Auch Gastronomie unter Druck Im Handel droht wegen Inflation Pleitewelle
02.06.2023, 18:30 Uhr Artikel anhören
Experte Funder sieht vor allem den mittelpreisigen Textilbereich, Schuh- und Accessoires-Händler, aber auch den Online-Handel unter Druck.
(Foto: picture alliance / Daniel Kubirski)
Die Kauflaune der Deutschen ist im Keller. Für einige Branchen wird diese Zurückhaltung in Kombination mit gestiegenen Beschaffungskosten zur existenziellen Gefahr.
Infolge der hohen Inflation droht im Einzelhandel eine Pleitewelle. Handelsexperte Jörg Funder sieht Unternehmen in Gefahr, die sich mit ihrem Angebot an die breite Masse richten, wie er im Gespräch mit ntv.de erläutert. "Denn das ist zwar der größte Markt, aber auch der am heißesten umkämpfte", sagt Funder, der das Institut für Internationales Handels- und Distributionsmanagement der Hochschule Worms leitet. Im mittelpreisigen Textilbereich sei bereits eine deutliche Zunahme von Betriebsschließungen zu beobachten.
Als aktuelles Beispiel nennt er die Insolvenz des Modehändlers Peek & Cloppenburg, der früher noch im hochpreisigen Segment unterwegs war. Das Problem der Händler: Die Deutschen halten sich angesichts der hohen Inflation beim Einkaufen zurück. "Unprofitable Anbieter scheiden dann aus", sagt Funder. Besonders zu kämpfen haben laut dem Experten Anbieter von Schuhen und Accessoires. "Das sind oft kleine mittelständische Unternehmen, die hören mittelfristig auf", berichtet der Branchenkenner. Wegen fehlender Ertragsaussichten würden sie nicht mehr an die nächste Generation übergeben. "Da steht uns noch etwas bevor."

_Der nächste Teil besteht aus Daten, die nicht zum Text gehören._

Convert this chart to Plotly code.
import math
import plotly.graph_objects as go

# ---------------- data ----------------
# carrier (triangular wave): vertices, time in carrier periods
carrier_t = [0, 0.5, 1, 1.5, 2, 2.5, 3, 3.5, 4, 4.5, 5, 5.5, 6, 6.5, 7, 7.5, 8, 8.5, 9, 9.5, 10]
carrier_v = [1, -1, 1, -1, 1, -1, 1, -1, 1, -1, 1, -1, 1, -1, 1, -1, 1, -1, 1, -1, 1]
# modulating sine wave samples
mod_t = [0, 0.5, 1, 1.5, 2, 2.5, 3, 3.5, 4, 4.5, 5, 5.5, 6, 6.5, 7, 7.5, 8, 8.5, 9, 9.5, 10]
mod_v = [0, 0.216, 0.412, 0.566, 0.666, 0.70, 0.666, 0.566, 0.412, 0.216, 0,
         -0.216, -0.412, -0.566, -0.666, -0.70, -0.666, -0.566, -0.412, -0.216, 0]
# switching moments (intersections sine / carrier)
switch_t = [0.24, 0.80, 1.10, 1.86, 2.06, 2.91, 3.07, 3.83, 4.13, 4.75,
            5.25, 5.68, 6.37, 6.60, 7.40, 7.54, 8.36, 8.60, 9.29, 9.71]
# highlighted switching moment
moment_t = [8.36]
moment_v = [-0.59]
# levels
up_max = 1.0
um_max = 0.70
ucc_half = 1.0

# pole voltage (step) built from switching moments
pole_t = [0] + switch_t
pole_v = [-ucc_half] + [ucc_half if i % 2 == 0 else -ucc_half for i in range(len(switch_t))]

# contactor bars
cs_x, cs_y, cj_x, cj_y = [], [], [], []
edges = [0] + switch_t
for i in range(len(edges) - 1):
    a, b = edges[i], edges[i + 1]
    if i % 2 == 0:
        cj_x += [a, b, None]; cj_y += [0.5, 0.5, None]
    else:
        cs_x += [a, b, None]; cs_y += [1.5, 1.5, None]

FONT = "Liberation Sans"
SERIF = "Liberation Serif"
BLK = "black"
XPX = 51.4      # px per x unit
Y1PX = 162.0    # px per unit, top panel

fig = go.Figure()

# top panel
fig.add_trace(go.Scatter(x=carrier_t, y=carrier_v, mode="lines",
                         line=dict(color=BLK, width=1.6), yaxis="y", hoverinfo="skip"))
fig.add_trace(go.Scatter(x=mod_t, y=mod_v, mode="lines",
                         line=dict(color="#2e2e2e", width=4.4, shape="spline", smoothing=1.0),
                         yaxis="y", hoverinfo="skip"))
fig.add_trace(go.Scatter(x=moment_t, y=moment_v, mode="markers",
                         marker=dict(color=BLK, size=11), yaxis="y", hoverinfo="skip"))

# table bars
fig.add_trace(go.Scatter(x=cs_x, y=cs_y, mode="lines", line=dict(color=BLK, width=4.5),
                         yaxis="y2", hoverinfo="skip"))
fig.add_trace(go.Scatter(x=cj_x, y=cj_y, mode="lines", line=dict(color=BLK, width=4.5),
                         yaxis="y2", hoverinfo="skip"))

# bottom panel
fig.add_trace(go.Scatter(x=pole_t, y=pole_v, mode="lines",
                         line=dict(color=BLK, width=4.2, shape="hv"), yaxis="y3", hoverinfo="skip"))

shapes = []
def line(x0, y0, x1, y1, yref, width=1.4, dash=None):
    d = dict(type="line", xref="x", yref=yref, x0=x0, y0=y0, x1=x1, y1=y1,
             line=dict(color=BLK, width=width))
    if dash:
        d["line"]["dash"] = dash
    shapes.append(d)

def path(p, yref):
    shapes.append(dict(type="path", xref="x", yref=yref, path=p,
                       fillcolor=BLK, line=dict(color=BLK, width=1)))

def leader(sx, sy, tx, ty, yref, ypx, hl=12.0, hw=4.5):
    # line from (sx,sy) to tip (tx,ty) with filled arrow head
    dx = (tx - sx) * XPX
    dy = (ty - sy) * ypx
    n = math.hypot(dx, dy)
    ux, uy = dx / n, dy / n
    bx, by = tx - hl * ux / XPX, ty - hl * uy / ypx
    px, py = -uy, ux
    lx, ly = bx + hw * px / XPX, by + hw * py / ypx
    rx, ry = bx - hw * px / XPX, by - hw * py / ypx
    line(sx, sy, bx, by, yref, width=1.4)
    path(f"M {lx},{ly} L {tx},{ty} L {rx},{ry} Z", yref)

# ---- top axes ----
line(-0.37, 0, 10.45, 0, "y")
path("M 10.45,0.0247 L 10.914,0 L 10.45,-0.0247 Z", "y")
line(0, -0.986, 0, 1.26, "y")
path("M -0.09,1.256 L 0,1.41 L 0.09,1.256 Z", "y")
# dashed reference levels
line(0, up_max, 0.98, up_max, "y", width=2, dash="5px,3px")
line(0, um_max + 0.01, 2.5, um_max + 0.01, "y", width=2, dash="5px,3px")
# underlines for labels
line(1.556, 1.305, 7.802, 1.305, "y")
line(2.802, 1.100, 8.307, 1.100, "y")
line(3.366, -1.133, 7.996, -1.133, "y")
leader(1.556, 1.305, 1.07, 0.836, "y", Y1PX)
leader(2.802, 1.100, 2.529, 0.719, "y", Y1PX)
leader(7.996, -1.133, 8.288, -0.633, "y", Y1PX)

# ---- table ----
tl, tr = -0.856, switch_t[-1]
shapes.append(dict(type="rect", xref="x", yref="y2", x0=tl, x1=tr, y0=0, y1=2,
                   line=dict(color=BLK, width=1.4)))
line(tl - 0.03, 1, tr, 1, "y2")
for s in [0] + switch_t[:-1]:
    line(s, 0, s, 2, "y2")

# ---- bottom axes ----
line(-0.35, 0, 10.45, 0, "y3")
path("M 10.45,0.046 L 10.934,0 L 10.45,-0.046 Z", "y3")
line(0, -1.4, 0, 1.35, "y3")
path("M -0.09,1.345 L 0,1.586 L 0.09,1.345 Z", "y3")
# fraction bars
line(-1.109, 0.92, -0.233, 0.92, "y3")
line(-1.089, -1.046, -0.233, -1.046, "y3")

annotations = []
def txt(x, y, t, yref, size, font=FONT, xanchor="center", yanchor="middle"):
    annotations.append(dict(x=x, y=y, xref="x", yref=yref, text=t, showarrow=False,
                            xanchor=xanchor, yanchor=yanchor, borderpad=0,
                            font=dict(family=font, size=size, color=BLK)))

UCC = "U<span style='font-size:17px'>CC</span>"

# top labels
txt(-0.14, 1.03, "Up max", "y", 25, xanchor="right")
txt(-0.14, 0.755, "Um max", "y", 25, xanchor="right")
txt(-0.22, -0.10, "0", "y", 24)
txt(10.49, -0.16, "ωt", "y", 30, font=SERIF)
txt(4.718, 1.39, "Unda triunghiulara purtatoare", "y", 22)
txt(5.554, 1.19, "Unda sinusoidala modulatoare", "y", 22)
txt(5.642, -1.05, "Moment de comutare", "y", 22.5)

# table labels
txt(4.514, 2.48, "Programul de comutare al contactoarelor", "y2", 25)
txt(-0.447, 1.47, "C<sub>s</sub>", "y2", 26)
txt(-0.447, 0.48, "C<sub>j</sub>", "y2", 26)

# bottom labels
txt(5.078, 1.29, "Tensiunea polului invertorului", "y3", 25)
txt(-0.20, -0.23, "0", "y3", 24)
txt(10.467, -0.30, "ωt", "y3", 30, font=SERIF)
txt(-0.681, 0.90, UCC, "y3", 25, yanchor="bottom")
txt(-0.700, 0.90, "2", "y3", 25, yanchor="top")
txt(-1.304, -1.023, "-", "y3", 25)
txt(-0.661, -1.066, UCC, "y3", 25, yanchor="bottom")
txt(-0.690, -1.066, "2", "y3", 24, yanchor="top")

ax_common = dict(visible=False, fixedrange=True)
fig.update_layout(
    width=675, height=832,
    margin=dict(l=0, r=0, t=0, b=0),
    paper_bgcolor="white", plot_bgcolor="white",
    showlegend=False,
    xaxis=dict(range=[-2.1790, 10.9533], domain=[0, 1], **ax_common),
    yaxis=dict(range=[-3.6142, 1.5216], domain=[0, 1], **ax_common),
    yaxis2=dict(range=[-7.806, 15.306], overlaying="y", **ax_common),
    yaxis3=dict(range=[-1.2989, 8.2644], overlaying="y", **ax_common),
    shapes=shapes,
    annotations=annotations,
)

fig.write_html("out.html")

Der Handelsverband Deutschland (HDE) befürchtet, dass in diesem Jahr insgesamt bis zu 9000 Geschäfte schließen müssen, wie ein Sprecher gegenüber ntv.de erläutert. Im vergangenen Jahr machten zwar rund 11.000 Läden dicht, laut dem Sprecher teilweise noch als Folge der Corona-Pandemie. Doch vor den aktuellen Krisen schlossen demnach mit durchschnittlich etwa 5000 deutlich weniger Geschäfte für immer ihre Türen.

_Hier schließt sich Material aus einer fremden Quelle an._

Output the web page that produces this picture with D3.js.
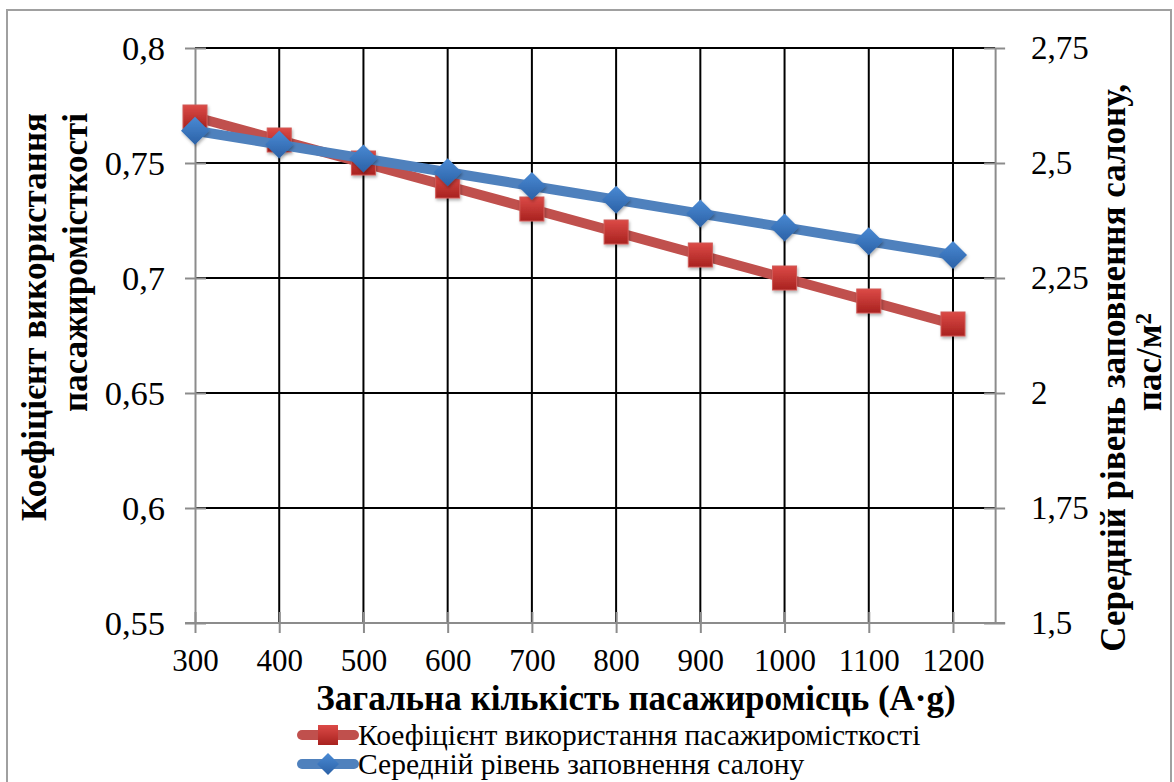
<!DOCTYPE html>
<html>
<head>
<meta charset="utf-8">
<script src="https://cdn.jsdelivr.net/npm/d3@7"></script>
<style>
  body { margin: 0; background: #fff; }
</style>
</head>
<body>
<svg id="chart" width="1174" height="782"></svg>
<script>
var categories = [300, 400, 500, 600, 700, 800, 900, 1000, 1100, 1200];
var coefValues = [0.77, 0.76, 0.75, 0.74, 0.73, 0.72, 0.71, 0.70, 0.69, 0.68];
var densityValues = [2.57, 2.54, 2.51, 2.48, 2.45, 2.42, 2.39, 2.36, 2.33, 2.30];
var leftTicks = [0.55, 0.6, 0.65, 0.7, 0.75, 0.8];
var rightTicks = [1.5, 1.75, 2, 2.25, 2.5, 2.75];

var coefName = "Коефіцієнт використання пасажиромісткості";
var densityName = "Середній рівень заповнення салону";
var xTitle = "Загальна кількість пасажиромісць (A·g)";

var serif = "'Liberation Serif', Tinos, 'Times New Roman', 'DejaVu Serif', serif";

var svg = d3.select("#chart").attr("font-family", serif);
var plotTop = 48, plotBottom = 623;

// outer frame
svg.append("rect")
  .attr("x", 7).attr("y", 10)
  .attr("width", 1164).attr("height", 800)
  .attr("fill", "#fff").attr("stroke", "#a0a0a0").attr("stroke-width", 2);

var x = d3.scalePoint().domain(categories).range([195, 953]);
var plotLeft = x(categories[0]);
var plotRight = x(categories[categories.length - 1]) + x.step() / 2;

var yL = d3.scaleLinear().domain([0.55, 0.8]).range([plotBottom, plotTop]);
var yR = d3.scaleLinear().domain([1.5, 2.75]).range([plotBottom, plotTop]);

var fmt = function(d) { return String(d).replace(".", ","); };

var defs = svg.append("defs");
var gr = defs.append("linearGradient").attr("id", "redGrad").attr("x1", 0).attr("y1", 0).attr("x2", 0).attr("y2", 1);
gr.append("stop").attr("offset", "0%").attr("stop-color", "#dc4a47");
gr.append("stop").attr("offset", "100%").attr("stop-color", "#a8221f");
var gb = defs.append("linearGradient").attr("id", "blueGrad").attr("x1", 0).attr("y1", 0).attr("x2", 0).attr("y2", 1);
gb.append("stop").attr("offset", "0%").attr("stop-color", "#4a8ad4");
gb.append("stop").attr("offset", "100%").attr("stop-color", "#2b61a6");
var sh = defs.append("filter").attr("id", "shadow").attr("x", "-50%").attr("y", "-50%").attr("width", "200%").attr("height", "200%");
sh.append("feDropShadow").attr("dx", 1).attr("dy", 2).attr("stdDeviation", 1.5).attr("flood-color", "#000").attr("flood-opacity", 0.3);

// gridlines
var grid = svg.append("g");
grid.selectAll(".hg")
  .data(leftTicks.slice(1))
  .enter().append("line")
  .attr("x1", plotLeft).attr("x2", plotRight)
  .attr("y1", function(d) { return yL(d); })
  .attr("y2", function(d) { return yL(d); })
  .attr("stroke", "#000").attr("stroke-width", 2);
grid.selectAll(".vg")
  .data(categories.slice(1))
  .enter().append("line")
  .attr("x1", function(d) { return x(d); })
  .attr("x2", function(d) { return x(d); })
  .attr("y1", plotTop).attr("y2", plotBottom)
  .attr("stroke", "#000").attr("stroke-width", 2);

// axes
var axisColor = "#8c8c8c";

var gLeft = svg.append("g")
  .attr("transform", "translate(" + plotLeft + ",0)")
  .call(d3.axisLeft(yL).tickValues(leftTicks).tickFormat(fmt).tickSizeInner(10).tickSizeOuter(0).tickPadding(20));
gLeft.selectAll(".tick line").attr("x1", 11);
gLeft.selectAll(".tick text").style("font-size", "34.5px").attr("dy", "0.33em");

var gRight = svg.append("g")
  .attr("transform", "translate(" + plotRight + ",0)")
  .call(d3.axisRight(yR).tickValues(rightTicks).tickFormat(fmt).tickSizeInner(10).tickSizeOuter(0).tickPadding(26));
gRight.selectAll(".tick line").attr("x1", -11);
gRight.selectAll(".tick text").style("font-size", "33px").attr("dy", "0.33em");

var gBottom = svg.append("g")
  .attr("transform", "translate(0," + plotBottom + ")")
  .call(d3.axisBottom(x).tickSizeInner(10).tickSizeOuter(0).tickPadding(16));
gBottom.select(".domain").remove();
gBottom.selectAll(".tick line").attr("y1", -11);
gBottom.selectAll(".tick text").style("font-size", "31px").attr("dy", "0.71em");

svg.append("line")
  .attr("x1", plotLeft - 10).attr("x2", plotRight + 10)
  .attr("y1", plotBottom).attr("y2", plotBottom)
  .attr("stroke", axisColor).attr("stroke-width", 2);

svg.selectAll("g").attr("font-family", null);
svg.selectAll(".domain").attr("stroke", axisColor).attr("stroke-width", 2);
svg.selectAll(".tick line").attr("stroke", axisColor).attr("stroke-width", 2);
svg.selectAll(".tick text").attr("fill", "#000");

// series
var lineL = d3.line()
  .x(function(d, i) { return x(categories[i]); })
  .y(function(d) { return yL(d); });
var lineR = d3.line()
  .x(function(d, i) { return x(categories[i]); })
  .y(function(d) { return yR(d); });

svg.append("path").datum(coefValues)
  .attr("d", lineL).attr("fill", "none")
  .attr("stroke", "#c0504d").attr("stroke-width", 10)
  .attr("stroke-linejoin", "round").attr("stroke-linecap", "round");

svg.selectAll(".sq")
  .data(coefValues)
  .enter().append("rect")
  .attr("x", function(d, i) { return x(categories[i]) - 12; })
  .attr("y", function(d) { return yL(d) - 12; })
  .attr("width", 24).attr("height", 24)
  .attr("fill", "url(#redGrad)").attr("stroke", "#d05a57").attr("stroke-width", 1)
  .attr("filter", "url(#shadow)");

svg.append("path").datum(densityValues)
  .attr("d", lineR).attr("fill", "none")
  .attr("stroke", "#4f81bd").attr("stroke-width", 10)
  .attr("stroke-linejoin", "round").attr("stroke-linecap", "round");

var diamond = function(cx, cy, r) {
  return "M" + cx + "," + (cy - r) + "L" + (cx + r) + "," + cy + "L" + cx + "," + (cy + r) + "L" + (cx - r) + "," + cy + "Z";
};
svg.selectAll(".dm")
  .data(densityValues)
  .enter().append("path")
  .attr("d", function(d, i) { return diamond(x(categories[i]), yR(d), 14); })
  .attr("fill", "url(#blueGrad)")
  .attr("filter", "url(#shadow)");

// axis titles
svg.append("text")
  .attr("x", 636).attr("y", 710)
  .attr("text-anchor", "middle")
  .style("font-size", "35px").style("font-weight", "bold")
  .text(xTitle);

svg.append("text")
  .attr("transform", "translate(46,113) rotate(-90)")
  .attr("text-anchor", "end")
  .style("font-size", "35px").style("font-weight", "bold")
  .text("Коефіцієнт використання");
svg.append("text")
  .attr("transform", "translate(87,113) rotate(-90)")
  .attr("text-anchor", "end")
  .style("font-size", "35px").style("font-weight", "bold")
  .text("пасажиромісткості");

svg.append("text")
  .attr("transform", "translate(1125,84) rotate(-90)")
  .attr("text-anchor", "end")
  .style("font-size", "35px").style("font-weight", "bold")
  .text("Середній рівень заповнення салону,");
var t2 = svg.append("text")
  .attr("transform", "translate(1161,362) rotate(-90)")
  .attr("text-anchor", "middle")
  .style("font-size", "35px").style("font-weight", "bold");
t2.append("tspan").text("пас/м");
t2.append("tspan").attr("dy", "-0.45em").style("font-size", "23px").text("2");

// legend
var legend = svg.append("g");
var items = [
  { name: coefName, color: "#c0504d", marker: "square", y: 735 },
  { name: densityName, color: "#4f81bd", marker: "diamond", y: 764 }
];
items.forEach(function(it) {
  legend.append("line")
    .attr("x1", 302).attr("x2", 354)
    .attr("y1", it.y).attr("y2", it.y)
    .attr("stroke", it.color).attr("stroke-width", 10).attr("stroke-linecap", "round");
  if (it.marker === "square") {
    legend.append("rect")
      .attr("x", 318).attr("y", it.y - 10).attr("width", 20).attr("height", 20)
      .attr("fill", "url(#redGrad)");
  } else {
    legend.append("path")
      .attr("d", diamond(328, it.y, 11))
      .attr("fill", "url(#blueGrad)");
  }
  legend.append("text")
    .attr("x", 358).attr("y", it.y + 10)
    .style("font-size", "29.5px")
    .text(it.name);
});
</script>
</body>
</html>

"Große Konsolidierungswelle im Online-Handel"
Funder erwartet auch im digitalen Einzelhandel eine große Konsolidierungswelle. "Dort scheiden quer durch die Bank viele Unternehmen aus." Zur Konsumflaute kämen hier gestiegene Transport- und Energiekosten. Daneben rechnet der Professor in der Gastronomie mit vermehrten Betriebsschließungen. Gastronomen kämpfen nicht nur mit den eklatant gestiegenen Lebensmittelpreisen und höheren Energiekosten, sondern auch noch mit fehlenden Servicekräften.
Wegen des akuten Fachkräftemangels in der Branche müssten die Betriebe höhere Gehälter zahlen, was die Preise für die Kunden zusätzlich in die Höhe treibt, so Funder - ein Teufelskreis: Geben die Unternehmen die gestiegenen Eigenkosten nicht weiter, machten sie keinen Gewinn mehr. Doch wenn das Schnitzel plötzlich 30 statt 19 Euro kostet, gehen die Gäste noch seltener essen. Dabei fehlen ohnehin schon Kunden, weil diese weniger Geld ausgeben und seltener zum Einkaufen in die Innenstädte kommen, wo viele Restaurants sitzen. "In dieser Gemengelage steigen viele Gastronomen aus", sagt Funder. Die Branche ist ohnehin schon stark gebeutelt von der Corona-Krise.
Eine Strukturbereinigung sei allerdings nicht grundsätzlich schlecht, stellt der Experte klar. Manche Schließung sei schlicht der Tatsache geschuldet, dass ein Unternehmen nicht am Puls der Zeit agiere. "Das entscheidet der Kunde mit den Füßen", sagt Funder. "Die besten Angebote überleben und können sich dann auch neu ausrichten."
Von einer allgemeinen Insolvenzwelle über viele Branchen hinweg ist aktuell nicht auszugehen. Im langjährigen Vergleich ist die Zahl der Firmenpleiten in Deutschland zurzeit niedrig. Der Kreditversicherer Allianz Trade prognostizierte im April: "Selbst Ende 2023 dürfte Deutschland das Niveau von vor der Pandemie noch nicht erreicht haben."